Because the A75 and A55 are compatible with DynamIQ, instead of (or in addition to) big.little, they can theoretically be clustered with any other DynamIQ-compatible ARM processors, not just themselves. Right now, however, that set includes exactly no other processors except the A75 and A55. All new ARM cores from here onwards will presumably be DynamIQ-aware, but in the meantime, these two are it.

DynamIQ’s flexibility comes with a cost. On the plus side, it enables heterogenous mixes of processors – up to 256 of them, in fact. Those CPUs can run at different clock speeds and have very different processing capabilities. Once the selection of DynamIQ-aware CPUs expands beyond just these two, it should be possible to mix and match ARM cores in almost infinite varieties. Furthermore, DynamIQ-compatible CPUs like the A75 and A55 have private, rather than shared, L2 caches, which improve on-core performance a bit.

The downside is that performance across clusters may suffer by a small amount, as the L2 caches are now private. And, since DynamIQ permits mixing CPU clusters running at different speeds, there are necessarily asynchronous interfaces between those clusters. That allows breaking up the clock tree, and it permits the faster cores to run at full speed, but it also requires time-consuming resynchronization any time data travels between clusters. You don’t get something for nothing.

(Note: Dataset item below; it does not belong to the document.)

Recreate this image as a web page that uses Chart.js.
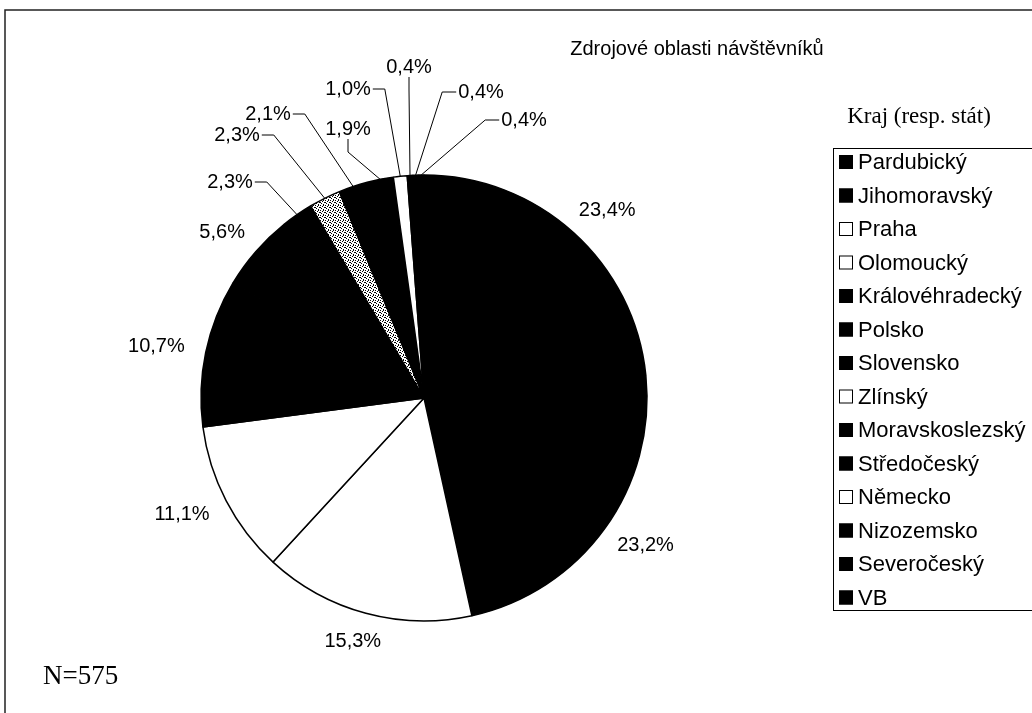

The A75 has acquired some high-end features that its predecessor didn’t have; ones likely borrowed from the still-in-design Ares project. It now supports ECC for its caches, more hypervisor hooks, finer-grained performance monitoring, and an interesting feature known as data poisoning. Normally, when a CPU fetches bad data (i.e., with a parity or ECC error), it throws a hardware fault and everything grinds to a stop while the system figures out what to do with the bad data. But relatively high-performance processors like the A75 frequently fetch data they don’t actually use. They might fetch instructions on the far side of a branch that won’t be executed, or they’ll fetch a long cache line but use only one byte of it. Why pull the fire alarm when the bad data isn’t causing a problem?

With data poisoning, the CPU marks the newly fetched data as bad (“poisoned”), but takes no further action until or unless that data is about to be used. Only then does it throw a fault, at which point the system can go through its usual panic phase. When implemented correctly, data poisoning can avoid unnecessary alarms.

For chip designers on the ARM upgrade treadmill, it’s hard not to like the Cortex-A75. All of the same, but more of it. More, better, faster. For those not using ARM’s processors, it’s getting harder to avoid them. And if you’re planning to buy a new phone in 2018, it’ll be pretty much impossible.